Als ex-lid van de Beoordelingscommissie Beeldende Kunst heb ik hier twee jaar aan meegewerkt, en ik kwam tot de conclusie dat het subsidie-apparaat een instituut is dat onontbeerlijk en nodig is voor een land of regio om zich te profileren als cultureel levende entiteit. Wat goed en slecht, interessant en triviaal is, dat zijn, zoals we ondertussen weten, heel rekbare begrippen geworden, maar de graadmeters die ertoe doen om bepaalde soorten van kunstuitingen al of niet te subsidiëren, dàt zijn gegevens die nader onderzocht moeten worden. Het subsidiebeleid bijvoorbeeld in Nederland heeft al die lange vette jaren weinig fundamenteels helpen floreren terwijl de opkomst van het abstract impressionisme in de Amerikaanse jaren 50 en de gloriegang van de 90-er jaren boom van The Young British Artists onder andere ook strategische politiek en sociaal-economische constructies waren, door de overheid gestuurd dus.
Het is een mythe dat kunst slechts groot kan worden dankzij subsidie, en dat goede kunst per se geld nodig heeft. Uit niets iets maken is de kern van veel creatieve daden. Of een bestaand iets in een nieuw daglicht zetten, daar heb je niet echt veel geld voor nodig. Het is wel zo, en des mensen, dat je veel minder snel en graag opgepikt word als je alles zelf probeert te doen. De machtsapparaten, de gemeenschappen in al hun vormen, houden ervan zich belangrijk en nodig te weten, als een soort garantie te functioneren. Hun politiek is dan ook hun keuze voor het ondersteunen van bepaalde individuen en instellingen financieel gestructureerd uit bouwen. Wat op zich geen probleem zou mogen zijn, maar het soms toch is. In het verleden ging teveel geld voornamelijk naar de slimmeriken, naar kunstenaars die zich in alle nieuwe bochten van het beleid bogen om in de steeds veranderende bestellen te blijven passen. Op dat moment is men als kunstenaar niet meer met kunst bezig, maar met politiek. Wat perverteert en de creatieve potentie verdunt.

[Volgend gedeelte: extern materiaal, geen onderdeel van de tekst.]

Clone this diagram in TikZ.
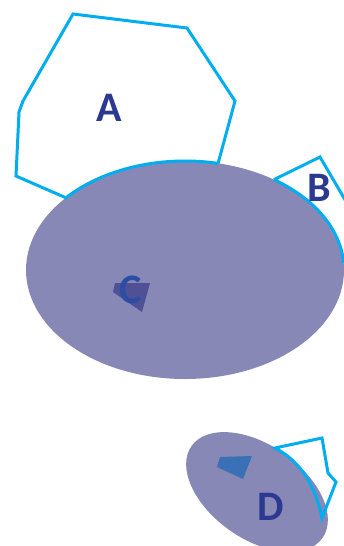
\documentclass[tikz,border=0pt]{standalone}
\usepackage{fontspec}
\setmainfont{Carlito}
\usepackage{xcolor}
\usepackage{tikz}
\usetikzlibrary{calc}
\definecolor{lavender}{RGB}{135,136,182}
\definecolor{cyanline}{RGB}{0,174,239}
\definecolor{navy}{RGB}{43,57,144}
\definecolor{cblue}{RGB}{44,78,162}
\definecolor{patchC}{RGB}{80,80,150}
\definecolor{patchD}{RGB}{58,112,182}
\tikzset{
  region/.style ={fill=lavender},
  outl/.style   ={draw=cyanline, line width=3pt, line join=miter},
  lbl/.style    ={text=navy, font=\fontsize{42}{42}\selectfont\bfseries, inner sep=0pt},
}

\begin{document}
\begin{tikzpicture}[x=1pt,y=-1pt]
\useasboundingbox (0,0) rectangle (344,546);
\clip (0,0) rectangle (344,546);
% big region
\coordinate (cen) at (185,270);
\fill[region] (cen) ellipse [x radius=159, y radius=109];
% set A, bottom edge follows the ellipse
\draw[outl] ($(cen)+(-78:159 and 109)$) -- (235,101) -- (187,28) -- (73,14) -- (23,101)
  -- (19,112) -- (16,176) -- ($(cen)+(-138.5:159 and 109)$)
  arc[start angle=-138.5, end angle=-78, x radius=159, y radius=109];
% set B
\draw[outl] ($(cen)+(-56:159 and 109)$) -- (320,157) -- (344,198) -- (362,230)
  -- ($(cen)+(-5:159 and 109)$) arc[start angle=-5, end angle=-56, x radius=159, y radius=109];
% patch C
\fill[patchC] (115,283) -- (150,283) -- (142,312) -- (113,292) -- cycle;
% small region with patch and D outline
\coordinate (cen2) at (257,492);
\fill[region, rotate around={-35:(cen2)}] (cen2) ellipse [x radius=80, y radius=47];
\fill[patchD] (220,457) -- (252,456) -- (243,479) -- (217,467) -- cycle;
\draw[outl] (275,448) -- (322,438) -- (328,473) -- (336,482) -- (322,518)
  .. controls (316,488) and (302,462) .. cycle;
% labels
\node[lbl] (labA) at (109,108) {A};
\node[lbl] (labB) at (319,188) {B};
\node[lbl,text=cblue] (labC) at (131,290) {C};
\node[lbl] (labD) at (271,507) {D};
\end{tikzpicture}
\end{document}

Natuurlijk, Marcel Duchamp keerde vanuit een ietwat comfortabele positie een pas in de winkel gekocht urinoir om, om het op een sokkel te zetten. Dat gebeurde in 1917 in New York. Het urinoir werd als kunst geweigerd voor de expo waarvoor het werd ingediend, werd daarna per ongeluk weggesmeten, om later dan geconsacreerd te worden als sleutelingreep met invloed op de kunst van de hele 20ste eeuw. De geste, daar ging het toen om, het statement om iets kunst te noemen dat het tevoren niet was. En de goegemeente ertoe te verplichten met iets nieuw rekening te houden, naar iets te kijken wat ze tevoren niet zagen. Heel belangrijk is het feit dat Duchamp vond dat hij dit moest doen, anderen ertoe aanzetten met dezelfde blik naar dit voorwerp te kijken, om aan een soort gekooidheid te ontsnappen. Ter verluchting van de geest, tegen de verstarring. Zoiets maakt kunstenaars als individuen belangrijk en al dat gedoe met geld en status, dat is was het sociaal apparaat ermee aanvangt. Zo werkt de gemeenschap, ze heeft klaarblijkelijk maar een beperkt aantal manieren om te tonen dat ze iets heeft opgepikt.
Alfred Schumacher, auteur van het boek "A Guide for the Perplexed" heeft het in 1977, het jaar van de Punk, over de aard en het belang van kunst. Hij noteert dat er een tamelijk grote verwarring bestaat over het bestaan en de betekenis van kunst; maar argumenteert dat deze verwarring oplost wanneer men kunst bekijkt in relatie tot het effect die ze heeft op menselijke wezens. De meeste kunst is onder te brengen in twee categorieën. Wanneer kunst gemaakt wordt om op onze gevoelens in te spelen is het entertainment, terwijl kunst die het gemunt heeft op onze wil propaganda is.
"Grote kunst is een fenomeen met veel facetten, dat zich niet tevreden stelt slechts propaganda of entertainment te zijn; maar door beroep te doen op de hogere intellectuele en emotionele mogelijkheden van de mens, is het gemaakt om waarheid over te brengen. Wanneer entertainment en propaganda getranscendeerd worden door, en ondergeschikt gemaakt worden aan het communiceren van waarheid, dan kan kunst ons doen evolueren als mens en dat maakt kunst fantastisch."